Yeah, gotta keep up with inflation OP.
 
Lol, one of the recruiters just told me that a state facility is willing to pay 35k (yes you read correctly) for a weekend for an adult+adolescent unit. I'm not child-boarded, so not touching that, but they aren't even requiring a child-boarded person.

You sure it isn't 3.5K? I actually don't understand this, most "state facilities" don't even really NEED someone to truly round on the weekends. So why would they need to pay someone more than you'd pay an orthopedic surgeon for weekend coverage. Feel like this is made up either from the facility side or recruiter side or something.

The other one doesn't sound real either. So they'd be paying you (which would mean they must be collecting more than this) $321 per patient encounter? Maybe he's mixing it up with 7 HOURS per day outpatient. Again, I'd believe these when I see the actual details, otherwise it's just recruiter spam trying to hook you. "7 patients a day...with every weekend coverage for the local inpatient unit/ER".
 
The final tug. The first offer the current doc got back to me and basically said I would handle the unit and he would cover consults and outpatient. However, he didn’t say this would be for the full 3 years. He states the unit is rarely full. He said he is worried that I will get bored and anticipates I would finish by work by 2-3. He says it’s just not a lot of work. Idk maybe he is very efficient ¯\_(ツ)_/¯ my brain can’t compute how that’s possible

I'm sorry this thread is insane to me lol.

I work strictly inpatient (with a rare consult shift here and there) so I'll say it. If you can't see 6-8 inpatients and be done by 2pm, you're going to drown in the real world. I think in another comment you said you have a few SW on your unit too. SW does all of your collateral after residency unless family request to speak with you. That means you see your patients, write your notes then go home and enjoy your free time.

For instance, today I saw 3 people who would not speak any words to me (one catatonic, two just wanting to detox from meth and to be left alone). One guy was there for run of the mill alcohol detox. One patient is demented and awaiting placement back at an ALF when we find him one. Another one is depressed. I talked to the depressed one for like 10 min and the others probably in 15 min total, probably less. This is common in inpatient psych. If you're looking to spend 30-45 min with each patient and do therapy, look for outpatient jobs.

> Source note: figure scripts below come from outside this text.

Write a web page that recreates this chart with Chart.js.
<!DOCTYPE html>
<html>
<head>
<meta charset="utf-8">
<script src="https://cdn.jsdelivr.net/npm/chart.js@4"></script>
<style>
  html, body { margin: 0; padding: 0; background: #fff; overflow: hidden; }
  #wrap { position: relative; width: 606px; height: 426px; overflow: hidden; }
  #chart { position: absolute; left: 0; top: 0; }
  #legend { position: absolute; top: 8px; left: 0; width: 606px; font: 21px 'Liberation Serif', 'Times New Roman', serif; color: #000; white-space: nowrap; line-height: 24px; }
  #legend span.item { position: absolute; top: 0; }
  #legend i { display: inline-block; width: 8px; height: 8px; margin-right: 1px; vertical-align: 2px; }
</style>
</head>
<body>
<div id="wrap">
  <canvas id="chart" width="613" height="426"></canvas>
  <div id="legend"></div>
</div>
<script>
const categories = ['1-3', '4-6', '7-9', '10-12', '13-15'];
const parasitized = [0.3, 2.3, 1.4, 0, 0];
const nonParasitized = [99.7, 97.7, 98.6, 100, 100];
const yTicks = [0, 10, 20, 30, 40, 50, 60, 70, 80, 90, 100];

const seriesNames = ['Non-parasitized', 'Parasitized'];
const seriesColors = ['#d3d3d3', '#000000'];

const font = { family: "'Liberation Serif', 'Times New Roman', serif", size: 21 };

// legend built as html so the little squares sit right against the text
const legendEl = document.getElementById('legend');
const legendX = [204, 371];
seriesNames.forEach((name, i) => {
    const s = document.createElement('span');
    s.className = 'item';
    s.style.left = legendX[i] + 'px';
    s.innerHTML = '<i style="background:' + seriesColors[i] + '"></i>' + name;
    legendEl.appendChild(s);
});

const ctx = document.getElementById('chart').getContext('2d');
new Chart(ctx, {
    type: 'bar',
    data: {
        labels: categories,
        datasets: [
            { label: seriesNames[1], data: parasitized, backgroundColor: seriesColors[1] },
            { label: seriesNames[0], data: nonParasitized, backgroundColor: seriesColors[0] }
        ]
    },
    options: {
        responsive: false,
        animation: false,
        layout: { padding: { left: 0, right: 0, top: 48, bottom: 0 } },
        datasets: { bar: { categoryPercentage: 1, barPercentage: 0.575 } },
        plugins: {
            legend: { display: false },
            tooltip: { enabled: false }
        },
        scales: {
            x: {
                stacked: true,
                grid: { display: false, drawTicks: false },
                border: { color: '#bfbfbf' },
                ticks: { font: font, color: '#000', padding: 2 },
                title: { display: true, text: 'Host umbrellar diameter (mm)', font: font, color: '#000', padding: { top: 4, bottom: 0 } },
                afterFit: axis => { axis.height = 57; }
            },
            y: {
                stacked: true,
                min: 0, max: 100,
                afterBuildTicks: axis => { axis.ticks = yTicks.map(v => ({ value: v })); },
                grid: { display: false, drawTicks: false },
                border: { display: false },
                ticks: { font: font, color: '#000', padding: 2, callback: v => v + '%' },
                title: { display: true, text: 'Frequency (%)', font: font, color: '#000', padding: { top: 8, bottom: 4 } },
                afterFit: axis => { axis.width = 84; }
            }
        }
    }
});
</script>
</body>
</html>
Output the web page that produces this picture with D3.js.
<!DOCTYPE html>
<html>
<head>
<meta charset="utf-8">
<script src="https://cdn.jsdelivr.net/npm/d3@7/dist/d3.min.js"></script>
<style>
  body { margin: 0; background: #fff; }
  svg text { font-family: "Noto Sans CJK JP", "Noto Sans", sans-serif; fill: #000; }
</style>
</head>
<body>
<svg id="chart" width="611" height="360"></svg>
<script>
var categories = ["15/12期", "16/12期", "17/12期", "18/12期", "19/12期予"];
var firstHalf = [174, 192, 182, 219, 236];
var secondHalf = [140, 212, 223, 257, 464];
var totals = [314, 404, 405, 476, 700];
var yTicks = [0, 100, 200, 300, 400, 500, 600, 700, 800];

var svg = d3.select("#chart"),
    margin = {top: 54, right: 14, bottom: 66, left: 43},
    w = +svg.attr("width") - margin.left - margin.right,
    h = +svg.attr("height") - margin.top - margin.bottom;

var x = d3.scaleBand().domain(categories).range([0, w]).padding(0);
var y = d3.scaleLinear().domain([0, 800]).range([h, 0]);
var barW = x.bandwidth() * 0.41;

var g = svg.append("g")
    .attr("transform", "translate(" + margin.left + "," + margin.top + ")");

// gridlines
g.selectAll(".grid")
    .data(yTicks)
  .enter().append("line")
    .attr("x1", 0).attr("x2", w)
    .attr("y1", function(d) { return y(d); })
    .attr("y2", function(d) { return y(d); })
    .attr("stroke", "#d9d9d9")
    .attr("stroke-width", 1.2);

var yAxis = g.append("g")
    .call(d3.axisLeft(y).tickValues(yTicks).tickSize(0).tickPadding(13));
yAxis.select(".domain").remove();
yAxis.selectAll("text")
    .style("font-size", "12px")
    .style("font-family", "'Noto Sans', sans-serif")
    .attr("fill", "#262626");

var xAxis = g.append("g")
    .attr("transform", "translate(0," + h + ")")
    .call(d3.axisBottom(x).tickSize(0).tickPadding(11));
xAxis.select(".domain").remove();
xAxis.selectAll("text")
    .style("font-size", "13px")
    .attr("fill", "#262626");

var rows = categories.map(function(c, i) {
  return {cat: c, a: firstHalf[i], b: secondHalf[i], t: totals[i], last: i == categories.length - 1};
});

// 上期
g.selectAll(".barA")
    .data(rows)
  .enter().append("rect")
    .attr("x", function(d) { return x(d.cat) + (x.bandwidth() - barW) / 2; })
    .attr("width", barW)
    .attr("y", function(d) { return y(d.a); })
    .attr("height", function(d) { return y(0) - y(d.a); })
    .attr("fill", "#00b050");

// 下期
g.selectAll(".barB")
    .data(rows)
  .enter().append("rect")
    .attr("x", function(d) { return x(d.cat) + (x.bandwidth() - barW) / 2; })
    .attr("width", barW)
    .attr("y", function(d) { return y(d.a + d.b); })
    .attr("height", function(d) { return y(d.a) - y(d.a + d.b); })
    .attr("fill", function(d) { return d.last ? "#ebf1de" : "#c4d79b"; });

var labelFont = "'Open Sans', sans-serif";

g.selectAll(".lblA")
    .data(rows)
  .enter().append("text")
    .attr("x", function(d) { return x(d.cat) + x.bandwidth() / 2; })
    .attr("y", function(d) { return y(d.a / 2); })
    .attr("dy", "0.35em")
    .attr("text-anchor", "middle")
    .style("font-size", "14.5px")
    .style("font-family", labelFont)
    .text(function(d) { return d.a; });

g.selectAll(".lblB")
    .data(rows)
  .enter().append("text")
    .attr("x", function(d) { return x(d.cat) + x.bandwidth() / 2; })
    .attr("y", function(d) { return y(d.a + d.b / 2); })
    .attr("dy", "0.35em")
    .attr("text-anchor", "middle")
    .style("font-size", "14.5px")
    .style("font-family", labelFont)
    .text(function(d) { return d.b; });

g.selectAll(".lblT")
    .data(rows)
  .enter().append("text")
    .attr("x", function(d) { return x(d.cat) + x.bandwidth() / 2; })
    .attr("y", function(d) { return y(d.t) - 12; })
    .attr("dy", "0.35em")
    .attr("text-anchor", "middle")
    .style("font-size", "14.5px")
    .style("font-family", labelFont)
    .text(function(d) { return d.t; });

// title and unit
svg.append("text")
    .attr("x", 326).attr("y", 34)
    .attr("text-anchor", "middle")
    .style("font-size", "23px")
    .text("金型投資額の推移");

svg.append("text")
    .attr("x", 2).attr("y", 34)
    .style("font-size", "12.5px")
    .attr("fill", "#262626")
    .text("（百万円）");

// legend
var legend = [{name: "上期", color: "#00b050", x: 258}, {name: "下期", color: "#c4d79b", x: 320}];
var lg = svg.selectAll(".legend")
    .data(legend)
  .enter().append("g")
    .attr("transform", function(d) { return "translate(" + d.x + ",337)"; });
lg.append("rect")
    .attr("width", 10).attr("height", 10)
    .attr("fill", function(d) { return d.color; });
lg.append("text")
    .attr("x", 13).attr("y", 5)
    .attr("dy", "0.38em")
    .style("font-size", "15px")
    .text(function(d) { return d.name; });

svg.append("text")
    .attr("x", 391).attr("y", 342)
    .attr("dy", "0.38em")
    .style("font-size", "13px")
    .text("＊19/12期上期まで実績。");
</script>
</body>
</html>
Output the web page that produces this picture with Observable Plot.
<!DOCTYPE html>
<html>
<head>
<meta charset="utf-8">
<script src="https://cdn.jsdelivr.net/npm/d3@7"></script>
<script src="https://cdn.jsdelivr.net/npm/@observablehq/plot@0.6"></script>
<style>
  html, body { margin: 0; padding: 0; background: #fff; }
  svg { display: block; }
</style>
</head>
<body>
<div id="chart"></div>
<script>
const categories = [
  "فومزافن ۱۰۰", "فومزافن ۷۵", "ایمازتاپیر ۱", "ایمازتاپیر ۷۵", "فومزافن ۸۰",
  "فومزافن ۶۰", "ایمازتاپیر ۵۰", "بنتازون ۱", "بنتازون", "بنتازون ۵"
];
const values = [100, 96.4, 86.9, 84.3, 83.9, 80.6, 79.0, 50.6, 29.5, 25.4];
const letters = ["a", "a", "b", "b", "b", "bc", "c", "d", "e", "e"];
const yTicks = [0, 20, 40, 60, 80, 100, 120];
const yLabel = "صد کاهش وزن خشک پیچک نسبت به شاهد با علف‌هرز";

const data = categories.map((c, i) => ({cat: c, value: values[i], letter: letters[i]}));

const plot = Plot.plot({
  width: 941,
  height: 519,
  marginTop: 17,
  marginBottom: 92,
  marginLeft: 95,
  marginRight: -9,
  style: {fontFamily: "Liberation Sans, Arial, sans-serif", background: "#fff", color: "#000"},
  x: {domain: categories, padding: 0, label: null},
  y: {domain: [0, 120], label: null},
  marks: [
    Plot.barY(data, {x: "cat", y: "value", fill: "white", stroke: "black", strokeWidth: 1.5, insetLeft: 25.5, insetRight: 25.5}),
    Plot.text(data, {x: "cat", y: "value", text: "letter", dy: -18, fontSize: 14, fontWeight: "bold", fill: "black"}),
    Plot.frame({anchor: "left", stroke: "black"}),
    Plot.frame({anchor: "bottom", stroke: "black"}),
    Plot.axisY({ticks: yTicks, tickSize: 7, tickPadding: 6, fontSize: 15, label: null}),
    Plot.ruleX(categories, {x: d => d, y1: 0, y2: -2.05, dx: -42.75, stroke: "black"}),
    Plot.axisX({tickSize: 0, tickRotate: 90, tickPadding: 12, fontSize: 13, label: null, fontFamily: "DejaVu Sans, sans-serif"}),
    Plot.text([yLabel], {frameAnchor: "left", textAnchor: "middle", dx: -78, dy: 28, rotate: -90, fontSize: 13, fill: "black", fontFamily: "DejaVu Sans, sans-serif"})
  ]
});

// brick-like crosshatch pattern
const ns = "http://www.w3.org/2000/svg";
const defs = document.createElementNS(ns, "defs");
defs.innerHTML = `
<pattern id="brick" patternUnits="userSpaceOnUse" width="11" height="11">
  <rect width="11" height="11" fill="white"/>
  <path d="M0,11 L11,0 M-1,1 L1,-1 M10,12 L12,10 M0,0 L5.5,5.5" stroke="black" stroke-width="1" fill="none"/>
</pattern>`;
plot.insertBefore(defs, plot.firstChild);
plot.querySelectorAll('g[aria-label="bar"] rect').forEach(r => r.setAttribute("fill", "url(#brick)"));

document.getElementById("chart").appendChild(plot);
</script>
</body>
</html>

I see less patients at my current job (12-14/day) than at every other job I interviewed at. In my area, I would estimate 15-22/day is the norm. And a lot of those docs also do ECT in the morning M/W/F. I don't do ECT because 2.5 wRVU (and the associated liability) isn't worth me waking up earlier than 5am to get to work.
 
I can understand the other attending worrying about you getting bored. On days when all MDs are there, it's possible. I haven't heard yet what the length of stay is. If it's quite long...patient interactions are going to be very, very brief. The trick of this is what things are like when the other attendings are away, as will often be the case with the leave involved. Regularly handling 15 patients a day is honestly quite a lot and unless that is some sort of forensic setting where they are all just live there for years, I would avoid that. 18 for intermittent coverage during vacations is possible, at least as long as some of these are long term boarders. If someone is doing 22...it's an unusual setting in some way or possibly the staff support is simply award worthy. Maybe you could do 22 with several residents under you, that I've seen.